How have inequalities developed within and between different groups? How do processes, such as globalisation, and advancements, such as technological change, offset or reinforce the shaping of inequalities? IFS’s research on the nature of changing inequalities and the key forces that have been shaping them, are examining these pressing questions as they aim to inform and improve the quality of policymaking debates around economic issues.

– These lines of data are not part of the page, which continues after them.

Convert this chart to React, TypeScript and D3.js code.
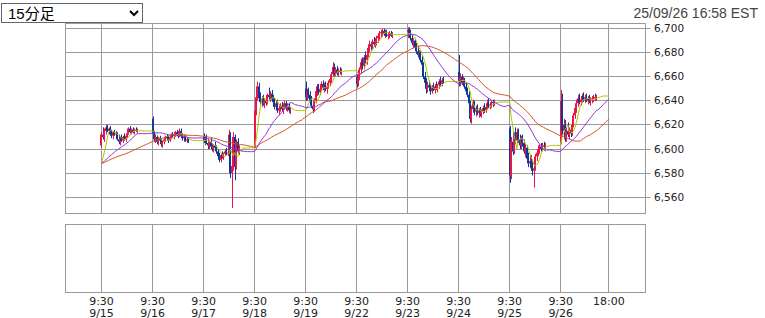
import React from 'react';
import * as d3 from 'd3';

// ---------- data ----------
const dayLabels = ['9/15', '9/16', '9/17', '9/18', '9/19', '9/22', '9/23', '9/24', '9/25', '9/26'];
const openTimeLabel = '9:30';
const endTimeLabel = '18:00';
const yTickValues = [6560, 6580, 6600, 6620, 6640, 6660, 6680, 6700];
const timestamp = '25/09/26 16:58 EST';
const periodOptions = ['15分足'];
const prevClose = 6588;
const maPeriods = [5, 25, 50];

// 15-minute bars, 9:30-16:00: [open, high, low, close]
const sep15 = [
  [6603, 6614, 6601, 6612], [6612, 6618, 6608, 6610], [6610, 6617, 6606, 6615], [6615, 6620, 6612, 6618],
  [6618, 6620, 6614, 6615], [6615, 6618, 6612, 6617], [6617, 6619, 6612, 6613], [6613, 6616, 6609, 6611],
  [6611, 6615, 6608, 6614], [6614, 6616, 6611, 6612], [6612, 6615, 6609, 6613], [6613, 6614, 6607, 6608],
  [6608, 6612, 6604, 6606], [6606, 6610, 6603, 6609], [6609, 6612, 6606, 6607], [6607, 6611, 6605, 6610],
  [6610, 6613, 6607, 6608], [6608, 6612, 6606, 6611], [6611, 6614, 6609, 6613], [6613, 6618, 6612, 6617],
  [6617, 6619, 6613, 6614], [6614, 6617, 6612, 6616], [6616, 6618, 6613, 6614], [6614, 6617, 6612, 6616],
  [6616, 6618, 6614, 6615], [6615, 6617, 6613, 6615],
];
const sep16 = [
  [6625, 6627, 6612, 6613], [6613, 6615, 6606, 6608], [6608, 6612, 6605, 6610], [6610, 6611, 6604, 6606],
  [6606, 6610, 6603, 6609], [6609, 6611, 6605, 6607], [6607, 6609, 6602, 6604], [6604, 6607, 6601, 6606],
  [6606, 6609, 6604, 6608], [6608, 6611, 6606, 6610], [6610, 6612, 6607, 6609], [6609, 6611, 6605, 6607],
  [6607, 6611, 6606, 6610], [6610, 6613, 6608, 6612], [6612, 6614, 6609, 6611], [6611, 6613, 6608, 6612],
  [6612, 6615, 6610, 6614], [6614, 6616, 6611, 6612], [6612, 6614, 6609, 6611], [6611, 6617, 6610, 6615],
  [6615, 6617, 6610, 6611], [6611, 6613, 6607, 6609], [6609, 6612, 6606, 6610], [6610, 6612, 6606, 6607],
  [6607, 6610, 6605, 6608], [6608, 6610, 6605, 6607],
];
const sep17 = [
  [6610, 6613, 6605, 6607], [6607, 6611, 6603, 6609], [6609, 6612, 6604, 6605], [6605, 6608, 6600, 6603],
  [6603, 6607, 6600, 6606], [6606, 6609, 6601, 6602], [6602, 6605, 6598, 6600], [6600, 6604, 6597, 6603],
  [6603, 6606, 6599, 6601], [6601, 6603, 6596, 6598], [6598, 6600, 6592, 6594], [6594, 6597, 6589, 6591],
  [6591, 6596, 6589, 6595], [6595, 6598, 6592, 6593], [6593, 6597, 6591, 6596], [6596, 6600, 6594, 6598],
  [6598, 6601, 6595, 6597], [6597, 6600, 6594, 6597], [6597, 6616, 6594, 6612], [6612, 6614, 6576, 6580],
  [6580, 6590, 6551, 6586], [6586, 6614, 6582, 6610], [6610, 6612, 6574, 6585], [6585, 6608, 6583, 6606],
  [6606, 6609, 6596, 6598], [6598, 6603, 6595, 6601],
];
const sep18 = [
  [6603, 6634, 6601, 6632], [6632, 6645, 6628, 6643], [6643, 6656, 6640, 6652], [6652, 6655, 6640, 6642],
  [6642, 6647, 6637, 6639], [6639, 6644, 6635, 6641], [6641, 6645, 6636, 6637], [6637, 6642, 6634, 6640],
  [6640, 6644, 6636, 6638], [6638, 6646, 6637, 6645], [6645, 6651, 6641, 6643], [6643, 6648, 6639, 6646],
  [6646, 6649, 6640, 6641], [6641, 6645, 6637, 6639], [6639, 6642, 6633, 6635], [6635, 6640, 6632, 6638],
  [6638, 6641, 6630, 6632], [6632, 6637, 6628, 6634], [6634, 6638, 6631, 6636], [6636, 6639, 6631, 6633],
  [6633, 6637, 6629, 6635], [6635, 6640, 6633, 6638], [6638, 6640, 6632, 6634], [6634, 6638, 6631, 6636],
  [6636, 6638, 6630, 6632], [6632, 6635, 6629, 6632],
];
const sep19 = [
  [6650, 6656, 6640, 6643], [6643, 6650, 6640, 6648], [6648, 6651, 6642, 6645], [6645, 6648, 6637, 6640],
  [6640, 6644, 6634, 6636], [6636, 6640, 6630, 6633], [6633, 6642, 6631, 6640], [6640, 6650, 6638, 6648],
  [6648, 6654, 6644, 6652], [6652, 6654, 6645, 6647], [6647, 6652, 6645, 6650], [6650, 6656, 6648, 6654],
  [6654, 6657, 6649, 6651], [6651, 6655, 6647, 6653], [6653, 6656, 6648, 6650], [6650, 6654, 6646, 6652],
  [6652, 6657, 6650, 6655], [6655, 6660, 6652, 6658], [6658, 6664, 6655, 6662], [6662, 6672, 6660, 6668],
  [6668, 6671, 6660, 6663], [6663, 6668, 6660, 6666], [6666, 6669, 6661, 6663], [6663, 6667, 6660, 6665],
  [6665, 6668, 6662, 6664], [6664, 6667, 6661, 6665],
];
const sep22 = [
  [6660, 6662, 6651, 6654], [6654, 6662, 6652, 6660], [6660, 6668, 6657, 6666], [6666, 6675, 6663, 6672],
  [6672, 6676, 6666, 6669], [6669, 6678, 6667, 6676], [6676, 6681, 6671, 6674], [6674, 6680, 6670, 6678],
  [6678, 6686, 6676, 6684], [6684, 6690, 6680, 6687], [6687, 6689, 6682, 6685], [6685, 6691, 6683, 6689],
  [6689, 6693, 6685, 6687], [6687, 6692, 6684, 6690], [6690, 6694, 6686, 6692], [6692, 6696, 6688, 6694],
  [6694, 6698, 6690, 6696], [6696, 6699, 6692, 6697], [6697, 6700, 6693, 6698], [6698, 6700, 6694, 6696],
  [6696, 6699, 6692, 6697], [6697, 6699, 6693, 6694], [6694, 6697, 6691, 6695], [6695, 6698, 6692, 6696],
  [6696, 6698, 6693, 6694], [6694, 6697, 6692, 6695],
];
const sep23 = [
  [6697, 6701, 6692, 6699], [6699, 6701, 6694, 6696], [6696, 6699, 6690, 6692], [6692, 6695, 6686, 6688],
  [6688, 6692, 6684, 6690], [6690, 6691, 6682, 6684], [6684, 6688, 6679, 6681], [6681, 6685, 6676, 6678],
  [6678, 6682, 6674, 6680], [6680, 6681, 6672, 6674], [6674, 6677, 6668, 6670], [6670, 6672, 6658, 6660],
  [6660, 6664, 6652, 6655], [6655, 6659, 6646, 6650], [6650, 6656, 6647, 6653], [6653, 6657, 6648, 6651],
  [6651, 6654, 6645, 6648], [6648, 6653, 6646, 6651], [6651, 6655, 6648, 6649], [6649, 6654, 6646, 6652],
  [6652, 6656, 6649, 6650], [6650, 6654, 6647, 6653], [6653, 6658, 6650, 6656], [6656, 6660, 6652, 6654],
  [6654, 6659, 6652, 6657], [6657, 6660, 6654, 6656],
];
const sep24 = [
  [6664, 6678, 6652, 6657], [6657, 6663, 6652, 6660], [6660, 6662, 6653, 6655], [6655, 6660, 6652, 6657],
  [6657, 6659, 6650, 6652], [6652, 6655, 6646, 6648], [6648, 6651, 6643, 6645], [6645, 6648, 6636, 6638],
  [6638, 6640, 6622, 6625], [6625, 6636, 6621, 6633], [6633, 6641, 6630, 6638], [6638, 6640, 6628, 6631],
  [6631, 6636, 6627, 6634], [6634, 6637, 6628, 6630], [6630, 6634, 6626, 6632], [6632, 6635, 6627, 6629],
  [6629, 6633, 6626, 6631], [6631, 6636, 6629, 6634], [6634, 6638, 6630, 6632], [6632, 6637, 6630, 6635],
  [6635, 6641, 6633, 6638], [6638, 6642, 6634, 6636], [6636, 6639, 6633, 6637], [6637, 6640, 6634, 6639],
  [6639, 6641, 6635, 6638], [6638, 6641, 6636, 6639],
];
const sep25 = [
  [6617, 6619, 6572, 6578], [6578, 6610, 6575, 6606], [6606, 6615, 6595, 6598], [6598, 6614, 6596, 6612],
  [6612, 6618, 6604, 6607], [6607, 6617, 6604, 6614], [6614, 6617, 6605, 6608], [6608, 6612, 6600, 6603],
  [6603, 6611, 6600, 6609], [6609, 6612, 6602, 6605], [6605, 6608, 6596, 6598], [6598, 6604, 6593, 6601],
  [6601, 6603, 6590, 6592], [6592, 6597, 6585, 6588], [6588, 6594, 6584, 6590], [6590, 6595, 6582, 6585],
  [6585, 6590, 6578, 6582], [6582, 6586, 6568, 6584], [6584, 6596, 6582, 6594], [6594, 6600, 6590, 6597],
  [6597, 6603, 6594, 6599], [6599, 6604, 6596, 6602], [6602, 6605, 6598, 6600], [6600, 6605, 6598, 6603],
  [6603, 6606, 6600, 6602], [6602, 6605, 6600, 6603],
];
const sep26 = [
  [6606, 6649, 6604, 6640], [6640, 6646, 6612, 6615], [6615, 6625, 6608, 6620], [6620, 6624, 6606, 6610],
  [6610, 6618, 6606, 6615], [6615, 6622, 6610, 6612], [6612, 6618, 6608, 6616], [6616, 6620, 6610, 6613],
  [6613, 6622, 6611, 6620], [6620, 6630, 6618, 6628], [6628, 6636, 6625, 6634], [6634, 6641, 6630, 6638],
  [6638, 6645, 6635, 6642], [6642, 6646, 6637, 6639], [6639, 6643, 6636, 6641], [6641, 6646, 6638, 6644],
  [6644, 6647, 6639, 6641], [6641, 6645, 6638, 6643], [6643, 6646, 6639, 6640], [6640, 6644, 6637, 6642],
  [6642, 6645, 6638, 6640], [6640, 6643, 6636, 6641], [6641, 6644, 6638, 6642], [6642, 6645, 6639, 6643],
  [6643, 6646, 6640, 6642], [6642, 6645, 6640, 6644],
];
const days = [sep15, sep16, sep17, sep18, sep19, sep22, sep23, sep24, sep25, sep26];

// ---------- layout ----------
const W = 765, H = 318;
const PL = 65, PR = 644.5, MT = 23, MB = 213, ST = 224, SB = 292;
const SLOTS_PER_DAY = 36; // 9:30 .. next 9:30, 15-minute slots
const END_SLOT = 9 * SLOTS_PER_DAY + 34; // 18:00 on last day

const RED = '#ec1448';
const BLUE = '#0b3a9c';
const MA_COLORS = ['#a9c700', '#9030d8', '#d4521e'];
const GRID = '#9a9a9a';

export default function App() {
  const x = d3.scaleLinear().domain([-25.75, 383.1]).range([PL, PR]);
  const y = d3.scaleLinear().domain([6546.9, 6704.6]).range([MB, MT]);

  // bars placed on slots, with flat after-hours slots for the moving averages
  const bars: { slot: number; o: number; h: number; l: number; c: number }[] = [];
  const slotCloses: number[] = [];
  days.forEach((day, d) => {
    day.forEach((b, i) => {
      bars.push({ slot: d * SLOTS_PER_DAY + i, o: b[0], h: b[1], l: b[2], c: b[3] });
      slotCloses.push(b[3]);
    });
    const last = day[day.length - 1][3];
    const extra = d < days.length - 1 ? SLOTS_PER_DAY - day.length : END_SLOT - (d * SLOTS_PER_DAY + day.length);
    for (let k = 0; k < extra; k++) slotCloses.push(last);
  });

  const maSeries = maPeriods.map((n) => {
    const pts: [number, number][] = [[0, prevClose]];
    for (let s = 0; s < slotCloses.length; s++) {
      let sum = 0;
      for (let k = s - n + 1; k <= s; k++) sum += k < 0 ? prevClose : slotCloses[k];
      pts.push([s + 1, sum / n]);
    }
    return pts;
  });
  const line = d3.line<[number, number]>().x((p) => x(p[0])).y((p) => y(p[1]));

  const xTicks = dayLabels.map((lab, i) => ({ slot: i * SLOTS_PER_DAY, top: openTimeLabel, bottom: lab }));
  xTicks.push({ slot: END_SLOT, top: endTimeLabel, bottom: '' });

  const px = (v: number) => Math.floor(v) + 0.5;

  return (
    <div style={{ position: 'absolute', left: 0, top: 0, width: W, height: H, background: '#fff' }}>
      <svg width={W} height={H} style={{ position: 'absolute', left: 0, top: 0 }}>
        <rect x={0} y={0} width={W} height={H} fill="#fff" />
        <text x={758} y={17.5} textAnchor="end" fontFamily="'Liberation Sans', Arial, sans-serif" fontSize={14} fill="#444">
          {timestamp}
        </text>
        {/* main panel grid */}
        {yTickValues.map((v) => (
          <g key={v}>
            <line x1={PL} x2={PR + 6} y1={px(y(v))} y2={px(y(v))} stroke={GRID} strokeWidth={1} />
            <text x={654} y={px(y(v))} dy="0.36em" fontFamily="'DejaVu Sans', Verdana, sans-serif" fontSize={10.5} fill="#222">
              {d3.format(',')(v)}
            </text>
          </g>
        ))}
        {xTicks.map((t) => (
          <g key={t.slot}>
            <line x1={px(x(t.slot))} x2={px(x(t.slot))} y1={MT} y2={MB} stroke={GRID} strokeWidth={1} />
            <line x1={px(x(t.slot))} x2={px(x(t.slot))} y1={ST} y2={SB} stroke={GRID} strokeWidth={1} />
            <text x={x(t.slot)} y={305} textAnchor="middle" fontFamily="'DejaVu Sans', Verdana, sans-serif" fontSize={11} fill="#222">
              {t.top}
            </text>
            <text x={x(t.slot)} y={316.5} textAnchor="middle" fontFamily="'DejaVu Sans', Verdana, sans-serif" fontSize={11} fill="#222">
              {t.bottom}
            </text>
          </g>
        ))}
        <rect x={px(PL)} y={px(MT)} width={Math.round(PR - PL)} height={Math.round(MB - MT)} fill="none" stroke={GRID} />
        <rect x={px(PL)} y={px(ST)} width={Math.round(PR - PL)} height={Math.round(SB - ST)} fill="none" stroke={GRID} />

        {/* candles */}
        {bars.map((b, i) => {
          const cx = Math.round(x(b.slot));
          const up = b.c >= b.o;
          const col = up ? RED : BLUE;
          const top = y(Math.max(b.o, b.c));
          const bot = y(Math.min(b.o, b.c));
          return (
            <g key={i}>
              <rect x={cx} y={y(b.h)} width={1} height={Math.max(1, y(b.l) - y(b.h))} fill={col} />
              <rect x={cx - 1} y={top} width={2} height={Math.max(1, bot - top)} fill={col} />
            </g>
          );
        })}
        {/* moving averages */}
        {maSeries.map((pts, i) => (
          <path key={i} d={line(pts) || ''} fill="none" stroke={MA_COLORS[i]} strokeWidth={1} />
        ))}
      </svg>
      <select
        defaultValue={periodOptions[0]}
        style={{
          position: 'absolute', left: 1, top: 3, width: 142, height: 20, fontSize: 15,
          fontFamily: "'Liberation Sans', Arial, 'Noto Sans CJK JP', sans-serif", color: '#000',
          border: '1px solid #666', borderRadius: 0, background: '#fff', padding: '0 2px', margin: 0,
        }}
      >
        {periodOptions.map((o) => (
          <option key={o} value={o}>{o}</option>
        ))}
      </select>
    </div>
  );
}
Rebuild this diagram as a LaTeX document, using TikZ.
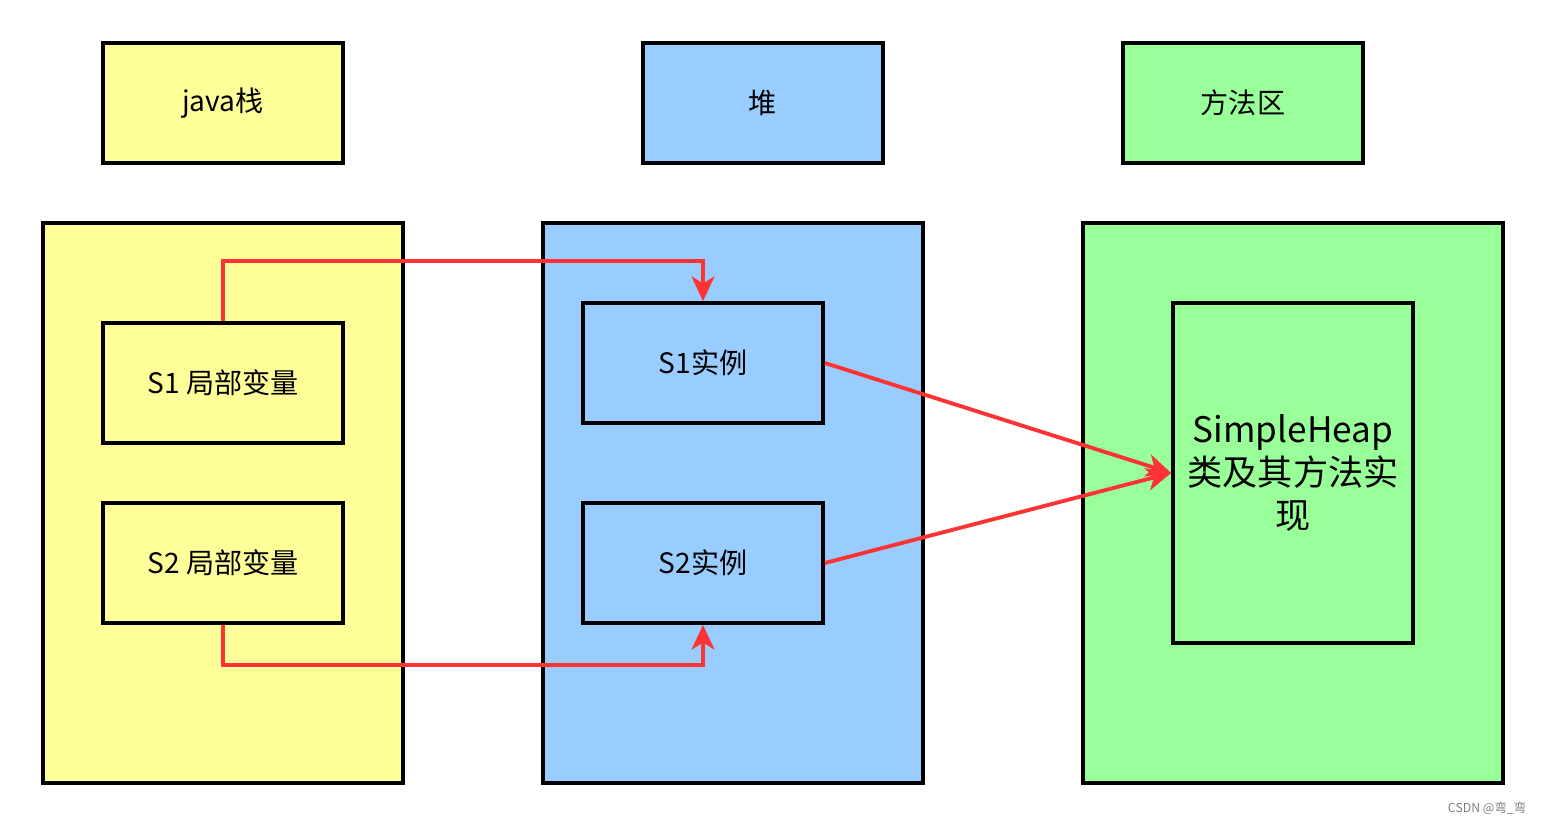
\documentclass[tikz,border=0pt]{standalone}
\usepackage{fontspec}
\setmainfont{Noto Sans CJK SC}
\definecolor{stackyellow}{RGB}{255, 255, 153}
\definecolor{heapblue}{RGB}{153, 204, 255}
\definecolor{methodgreen}{RGB}{153, 255, 153}
\definecolor{refred}{RGB}{255, 51, 51}
\usetikzlibrary{arrows.meta, positioning}

\begin{document}
\begin{tikzpicture}[x=0.02cm, y=-0.02cm,
    area/.style={draw=black, line width=2.2pt, minimum width=#1},
    titlebox/.style={area=4.8cm, minimum height=2.4cm, font=\fontsize{16}{19}\selectfont},
    itembox/.style={area=4.8cm, minimum height=2.4cm, font=\fontsize{16}{19}\selectfont},
    ref/.style={draw=refred, line width=2.2pt, -{Stealth[length=14pt, width=13pt, inset=4pt]}}]
  \useasboundingbox (0,0) rectangle (1544,824);

  % titles
  \node[titlebox, fill=stackyellow] (stacktitle) at (223,103) {java栈};
  \node[titlebox, fill=heapblue] (heaptitle) at (763,103) {堆};
  \node[titlebox, fill=methodgreen] (methodtitle) at (1243,103) {方法区};

  % java stack
  \node[area=7.2cm, minimum height=11.2cm, fill=stackyellow] (stack) at (223,503) {};
  \node[itembox, fill=stackyellow] (s1var) at (223,383) {S1 局部变量};
  \node[itembox, fill=stackyellow] (s2var) at (223,563) {S2 局部变量};

  % heap
  \node[area=7.6cm, minimum height=11.2cm, fill=heapblue] (heap) at (733,503) {};
  \node[itembox, fill=heapblue] (s1obj) at (703,363) {S1实例};
  \node[itembox, fill=heapblue] (s2obj) at (703,563) {S2实例};

  % method area
  \node[area=8.4cm, minimum height=11.2cm, fill=methodgreen] (method) at (1293,503) {};
  \node[area=4.8cm, minimum height=6.8cm, fill=methodgreen, align=center,
        font=\fontsize{20}{24.5}\selectfont] (classdef) at (1293,473) {SimpleHeap\\类及其方法实\\现};

  % references
  \draw[ref] (s1var.north) -- ++(0,-60) -| (s1obj.north);
  \draw[ref] (s2var.south) -- ++(0,40) -| (s2obj.south);
  \draw[ref] (s1obj.east) -- (classdef.west);
  \draw[ref] (s2obj.east) -- (classdef.west);

  \node[text=gray, font=\fontsize{7}{8}\selectfont] (mark) at (1487,808) {CSDN @弯\_弯};
\end{tikzpicture}
\end{document}
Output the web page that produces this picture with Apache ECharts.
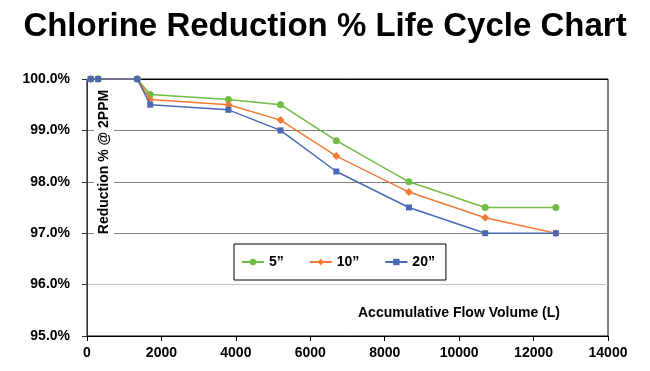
<!DOCTYPE html>
<html>
<head>
<meta charset="utf-8">
<script src="https://cdn.jsdelivr.net/npm/echarts@6/dist/echarts.min.js"></script>
<style>html,body{margin:0;padding:0;background:#fff}#c{width:650px;height:371px}</style>
</head>
<body>
<div id="c"></div>
<script>
const flowVolume = [100, 300, 1350, 1700, 3800, 5200, 6700, 8650, 10700, 12600];
const series5 = [100, 100, 100, 99.7, 99.6, 99.5, 98.8, 98.0, 97.5, 97.5];
const series10 = [100, 100, 100, 99.6, 99.5, 99.2, 98.5, 97.8, 97.3, 97.0];
const series20 = [100, 100, 100, 99.5, 99.4, 99.0, 98.2, 97.5, 97.0, 97.0];
const seriesNames = ['5\u201D', '10\u201D', '20\u201D'];

const FONT = 'Liberation Sans, Arial, sans-serif';
const pairs = arr => flowVolume.map((x, i) => [x, arr[i]]);

const chart = echarts.init(document.getElementById('c'), null, {renderer: 'canvas'});
chart.setOption({
  animation: false,
  backgroundColor: '#fff',
  title: {
    text: 'Chlorine Reduction % Life Cycle Chart',
    left: 'center', top: 5,
    textStyle: {fontFamily: FONT, fontSize: 33, fontWeight: 'bold', color: '#000'}
  },
  grid: {left: 87, right: 42, top: 79, bottom: 35, show: true, borderColor: '#000', borderWidth: 1,
    backgroundColor: 'transparent', containLabel: false, outerBoundsMode: 'none'},
  legend: {
    data: seriesNames,
    left: 234, top: 244,
    orient: 'horizontal',
    itemWidth: 22, itemHeight: 8, itemGap: 25,
    padding: [11, 11, 11, 7],
    borderColor: '#000', borderWidth: 1,
    backgroundColor: '#fff',
    textStyle: {fontFamily: FONT, fontSize: 14, fontWeight: 'bold', color: '#000'}
  },
  xAxis: {
    type: 'value', min: 0, max: 14000, interval: 2000,
    axisLine: {show: true, lineStyle: {color: '#000', width: 1}},
    axisTick: {show: true, inside: false, length: 5, lineStyle: {color: '#000'}},
    axisLabel: {margin: 10, fontFamily: FONT, fontSize: 14, fontWeight: 'bold', color: '#000',
      formatter: v => String(v)},
    splitLine: {show: false}
  },
  yAxis: {
    type: 'value', min: 95, max: 100, interval: 1,
    axisLine: {show: true, lineStyle: {color: '#333', width: 1}},
    axisTick: {show: true, inside: false, length: 5, lineStyle: {color: '#333'}},
    axisLabel: {margin: 17, fontFamily: FONT, fontSize: 14, fontWeight: 'bold', color: '#000',
      formatter: v => v.toFixed(1) + '%'},
    splitLine: {show: true, lineStyle: {color: ['#000', '#c4c4c4', '#808080', '#808080', '#808080', '#000'], width: 1.2}}
  },
  graphic: [
    {
      type: 'text',
      x: 104, y: 162,
      rotation: Math.PI / 2,
      style: {
        text: 'Reduction % @ 2PPM',
        fontFamily: FONT, fontSize: 14, fontWeight: 'bold', fill: '#000',
        align: 'center', verticalAlign: 'middle',
        backgroundColor: '#fff', padding: [3, 2]
      },
      z: 100
    },
    {
      type: 'text',
      left: 358, top: 306,
      style: {
        text: 'Accumulative Flow Volume (L)',
        fontFamily: FONT, fontSize: 14, fontWeight: 'bold', fill: '#000'
      }
    }
  ],
  series: [
    {name: seriesNames[0], type: 'line', data: pairs(series5), symbol: 'circle', symbolSize: 7,
      itemStyle: {color: '#6fbd45'}, lineStyle: {color: '#6fbd45', width: 1.5}, z: 3},
    {name: seriesNames[1], type: 'line', data: pairs(series10), symbol: 'diamond', symbolSize: 8,
      itemStyle: {color: '#f27a35'}, lineStyle: {color: '#f27a35', width: 1.5}, z: 4},
    {name: seriesNames[2], type: 'line', data: pairs(series20), symbol: 'rect', symbolSize: 6,
      itemStyle: {color: '#4a68b4'}, lineStyle: {color: '#4a68b4', width: 1.5}, z: 5}
  ]
});
</script>
</body>
</html>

IFS researchers led by Professor Sir Richard Blundell are using ONS SRS data to explore four key areas:
- Intergenerational differences in income and wealth
- The role of firm level innovation in boosting the wages of those in low-skilled occupations
- The impact of automatic enrolment in bringing different employees into workplace pensions
- The consequences of potential post-Brexit trade barriers on the distribution of wages.
Research methodology
IFS has a longstanding record of carefully applying cutting-edge methodologies to microdata to produce robust measurements that improve our understanding of economic relationships and speak to key issues of importance to policymaking.
Using various ONS datasets – including the Annual Survey of Hours and Earnings, the Wealth and Assets Survey and the Business Structure Database, for example - IFS have used innovative research methods, methodologies and analytical techniques utilising novel types of data, including data linking to create new insight.
Key findings
Some of the programme’s key findings:
- Should generations differ in their wealth accumulation? (October 2019) This research found those born between the 1930s and 1950s have seen generation-on generation increases in wealth, while those born more recently appear to have accumulated no more wealth than their predecessors had done by the same age.
- The innovation premium to soft skills in low-skilled occupations (January 2020) This research found lower wage workers in soft skill occupations experienced faster wage progression and longer firm tenures.
- Potential consequences of post-Brexit trade barriers for earnings inequality in the UK (August 2020) The findings of this research identified a relatively greater exposure to the negative consequences of higher trade costs of Brexit amongst blue collar workers that tend to be employed in industries that are regionally concentrated, meaning they have fewer other employment opportunities in their local areas.
- Who leaves their pension after being automatically enrolled?(March 2020) This research uncovered automatic enrolment into workplace pensions has particularly increased workplace pension saving for those on lower pay and for younger workers, compared to higher paid and older workers.
Research impact
The IFS’s programme of work on inequality and social inclusion is highly respected and frequently cited. The research findings from the programme were mentioned 165 times in Hansard, transcripts of Parliamentary debates, and IFS provided written and oral evidence 12 times to parliamentary committees. The Institute sit on various boards and committees, and in a 2019 ComRes cross-party survey of MPs and Peers, IFS were labelled the “most influential” think tank. The findings of one strand of this work were used by the Department for Work and Pensions to inform government policymaking regarding automatic enrolment into workplace pensions.
The IFS programme of research Informing policies to tackle inequalities won the Programme Award as part of the ONS Research Excellence Awards 2020.